The UK will likely stay out of major decisions in trade policy before it even formally leaves the EU. This will affect major files including the hot China market economy status issue.
The UK is still a member of the EU and will formally have the right to participate in the legislative process in the EU. British envoys in Brussels will “still be attending” Trade Policy Committee and other meetings in which decisions on trade policy are made, an official told Borderlex today. “That is all I can say for now”, the official added.
Some believe London could be obliged to take the backseat in decisions that could no longer affect it. A lot still needs to be worked out for the planned transition period between the UK’s notification of departure from the EU (expected in the autumn 2016) and its actual departure two years later.

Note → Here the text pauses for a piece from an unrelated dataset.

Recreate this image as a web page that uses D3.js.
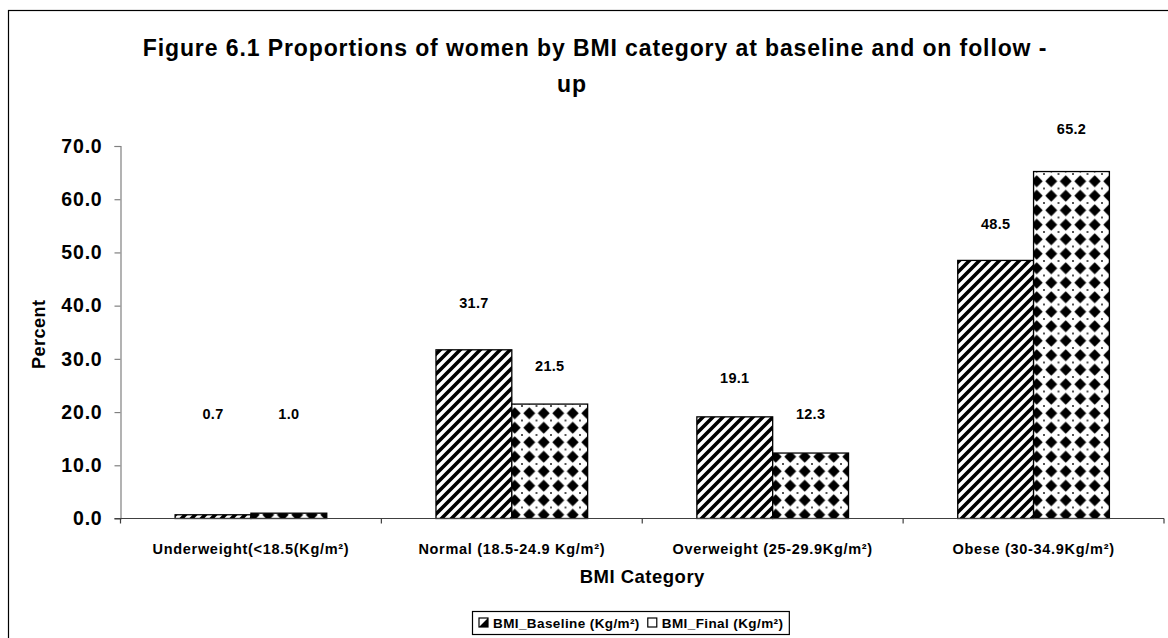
<!DOCTYPE html>
<html>
<head>
<meta charset="utf-8">
<script src="https://cdn.jsdelivr.net/npm/d3@7"></script>
<style>
  html, body { margin: 0; padding: 0; background: #fff; }
  svg { display: block; font-family: "Liberation Sans", Arial, sans-serif; }
</style>
</head>
<body>
<svg id="chart" width="1168" height="638"></svg>
<script>
// BMI categories and the two measurement rounds
const categories = [
  "Underweight(<18.5(Kg/m\u00B2)",
  "Normal (18.5-24.9 Kg/m\u00B2)",
  "Overweight (25-29.9Kg/m\u00B2)",
  "Obese (30-34.9Kg/m\u00B2)"
];
const seriesNames = ["BMI_Baseline (Kg/m\u00B2)", "BMI_Final (Kg/m\u00B2)"];
const baseline = [0.7, 31.7, 19.1, 48.5];
const finalValues = [1.0, 21.5, 12.3, 65.2];
const yTicks = [0, 10, 20, 30, 40, 50, 60, 70];

// how far each value label sits above its bar (px), baseline then final
const labelLift = [
  [101, 47, 39, 36],
  [99, 38, 39, 43]
];

const svg = d3.select("#chart");
const defs = svg.append("defs");

// wide upward diagonal stripes
const stripe = defs.append("pattern")
  .attr("id", "stripes")
  .attr("patternUnits", "userSpaceOnUse")
  .attr("width", 10).attr("height", 10);
stripe.append("rect").attr("width", 10).attr("height", 10).attr("fill", "#fff");
stripe.append("path")
  .attr("d", "M-2.5,2.5 L2.5,-2.5 M-2.5,12.5 L12.5,-2.5 M7.5,12.5 L12.5,7.5")
  .attr("stroke", "#000").attr("stroke-width", 3.6);

// black diamonds on white
const dp = 14.5;
const diamond = defs.append("pattern")
  .attr("id", "diamonds")
  .attr("patternUnits", "userSpaceOnUse")
  .attr("width", dp).attr("height", dp);
diamond.append("rect").attr("width", dp).attr("height", dp).attr("fill", "#fff");
diamond.append("path")
  .attr("d", `M${dp/2},${dp/2 - 6} L${dp/2 + 6},${dp/2} L${dp/2},${dp/2 + 6} L${dp/2 - 6},${dp/2} Z`)
  .attr("fill", "#000");
diamond.append("g").selectAll("circle")
  .data([[0,0],[dp,0],[0,dp],[dp,dp]])
  .join("circle")
  .attr("cx", d => d[0]).attr("cy", d => d[1]).attr("r", 0.9).attr("fill", "#000");

// outer chart frame
svg.append("rect")
  .attr("x", 8.5).attr("y", 10.5)
  .attr("width", 1300).attr("height", 800)
  .attr("fill", "none").attr("stroke", "#000").attr("stroke-width", 1.2);

const plotLeft = 120.5, plotRight = 1164, plotTop = 146, plotBottom = 518.5;

const x = d3.scaleBand().domain(categories).range([plotLeft, plotRight]).paddingInner(0).paddingOuter(0);
const xs = d3.scaleBand().domain(seriesNames).range([0, x.bandwidth()]).paddingInner(0).paddingOuter(0.72);
const y = d3.scaleLinear().domain([0, 70]).range([plotBottom, plotTop]);

// title
const title = svg.append("text")
  .attr("text-anchor", "middle")
  .attr("font-weight", "bold").attr("font-size", 23)
  .attr("letter-spacing", 0.9)
  .attr("fill", "#000");
title.append("tspan").attr("x", 595).attr("y", 56)
  .text("Figure 6.1 Proportions of women by BMI category at baseline and on follow -");
title.append("tspan").attr("x", 572).attr("y", 92).text("up");

// y axis
const yAxis = svg.append("g")
  .attr("transform", `translate(${plotLeft},0)`)
  .call(d3.axisLeft(y).tickValues(yTicks).tickFormat(d3.format(".1f")).tickSize(6).tickPadding(12));
yAxis.select(".domain").attr("stroke", "#808080").attr("stroke-width", 1.2);
yAxis.selectAll(".tick line").attr("stroke", "#808080").attr("stroke-width", 1.2);
yAxis.selectAll(".tick text")
  .attr("font-family", "Liberation Sans, Arial, sans-serif")
  .attr("font-size", 19.5).attr("letter-spacing", 0.8)
  .attr("font-weight", "bold").attr("fill", "#000");

// bars
const seriesData = [baseline, finalValues];
const fills = ["url(#stripes)", "url(#diamonds)"];
seriesData.forEach((vals, si) => {
  svg.append("g").selectAll("rect")
    .data(vals)
    .join("rect")
    .attr("x", (d, i) => x(categories[i]) + xs(seriesNames[si]))
    .attr("y", d => y(d))
    .attr("width", xs.bandwidth())
    .attr("height", d => y(0) - y(d))
    .attr("fill", fills[si])
    .attr("stroke", "#000").attr("stroke-width", 1.3);

  svg.append("g").selectAll("text")
    .data(vals)
    .join("text")
    .attr("x", (d, i) => x(categories[i]) + xs(seriesNames[si]) + xs.bandwidth() / 2)
    .attr("y", (d, i) => y(d) - labelLift[si][i])
    .attr("dy", "0.35em")
    .attr("text-anchor", "middle")
    .attr("font-size", 14.5).attr("letter-spacing", 0.3).attr("font-weight", "bold")
    .text(d => d3.format(".1f")(d));
});

// x axis with ticks between categories
const xAxisG = svg.append("g").attr("transform", `translate(0,${plotBottom})`);
xAxisG.append("line")
  .attr("x1", plotLeft - 6).attr("x2", plotRight)
  .attr("stroke", "#404040").attr("stroke-width", 1.2);
const boundaries = categories.map(c => x(c)).concat([plotRight]);
xAxisG.selectAll("line.tick")
  .data(boundaries)
  .join("line").attr("class", "tick")
  .attr("x1", d => d).attr("x2", d => d)
  .attr("y1", 0).attr("y2", 5)
  .attr("stroke", "#404040").attr("stroke-width", 1.2);
xAxisG.selectAll("text")
  .data(categories)
  .join("text")
  .attr("x", d => x(d) + x.bandwidth() / 2)
  .attr("y", 35)
  .attr("text-anchor", "middle")
  .attr("font-size", 14.5).attr("letter-spacing", 0.7).attr("font-weight", "bold")
  .text(d => d);

// axis titles
svg.append("text")
  .attr("x", (plotLeft + plotRight) / 2).attr("y", 583)
  .attr("text-anchor", "middle")
  .attr("font-size", 18.5).attr("letter-spacing", 0.5).attr("font-weight", "bold")
  .text("BMI Category");
svg.append("text")
  .attr("transform", `translate(45,${(plotTop + plotBottom) / 2 + 2}) rotate(-90)`)
  .attr("text-anchor", "middle")
  .attr("font-size", 18).attr("letter-spacing", 0.5).attr("font-weight", "bold")
  .text("Percent");

// legend
const legend = svg.append("g");
const legendBox = legend.append("rect")
  .attr("fill", "#fff").attr("stroke", "#000").attr("stroke-width", 1.2);
const swatchSize = 9;
let lx = 479;
const ly = 623;
seriesNames.forEach((name, si) => {
  const sw = legend.append("g").attr("transform", `translate(${lx},${ly - swatchSize / 2 - 0.5})`);
  sw.append("rect").attr("width", swatchSize).attr("height", swatchSize)
    .attr("fill", "#fff").attr("stroke", "#000").attr("stroke-width", 1.2);
  if (si === 0) {
    sw.append("path")
      .attr("d", `M${swatchSize},0 L${swatchSize},${swatchSize} L0,${swatchSize} Z`)
      .attr("fill", "#000");
  }
  const t = legend.append("text")
    .attr("x", lx + swatchSize + 5).attr("y", ly)
    .attr("dy", "0.35em")
    .attr("font-size", 13.5).attr("letter-spacing", 0.4).attr("font-weight", "bold")
    .text(name);
  lx += swatchSize + 5 + t.node().getComputedTextLength() + 8;
});
legendBox.attr("x", 472.5).attr("y", 611.5).attr("width", lx - 472.5 - 2).attr("height", 23);
</script>
</body>
</html>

The issue is interesting in the light of the ongoing political process surrounding the recognition of China’s market economy status and the related issue of antidumping (trade defence instruments) measures, and their planned reform package.
The Commission has been trying to ensure that it can have the member states and EU Parliament accept the currently very unpopular idea of granting China market economy treatment in its antidumping law by the end of 2016 to comply with WTO obligations in return for getting through a reform of its trade defence legislation much-cherished by France, Italy and many other member states as well as of the Parliament, but opposed by Britain, the Netherlands, and Nordic countries.
UK excluded from China MES decision?
In a briefing note to clients, lawyers from the firm Gide argue that before the UK formally leaves the EU (two years after it has submitted its Article 50 notification that it is leaving), current EU regulations continue to apply to the UK. “But a distinction should be made between the maintenance of existing TDI measures, the adoption of new measures (including the modification of existing measures), the modification of the basic regulations (the “modernisation” exercise), and the decision regarding China’s (market economy) status”, the note reads.
On actual TDI measures, “the UK could … reasonably insist on the inclusion of a provision nullifying the application of such measures to its territory as of the date of its formal departure from the EU. As to the voting rules, since the UK would be affected by such new measures, it will insist on its right to participate in the voting procedure. Will other Member States accept such a request? From the legal perspective alone, it will be difficult for them to object. From the political perspective, “it depends”.
On the modernisation exercise, “the UK has been the leader of the anti-TDI Member States … As indicated in the introduction, the Council will soon decide of the modalities of UK participation in its legislative activities, but the outcome is a foregone conclusion: there would be no reason to accept UK participation in votes on legislation which will not apply to that country after its departure. This therefore implies a significant shift in the political balance of the TDI reform issue, starting now”, the lawyers reckon.
Furthermore, Gide lawyers believe “the question of China’s status will be subject to the same shift in the power balance, between Member States, the “Northern” Member States including the UK having been its most enthusiastic supporters”.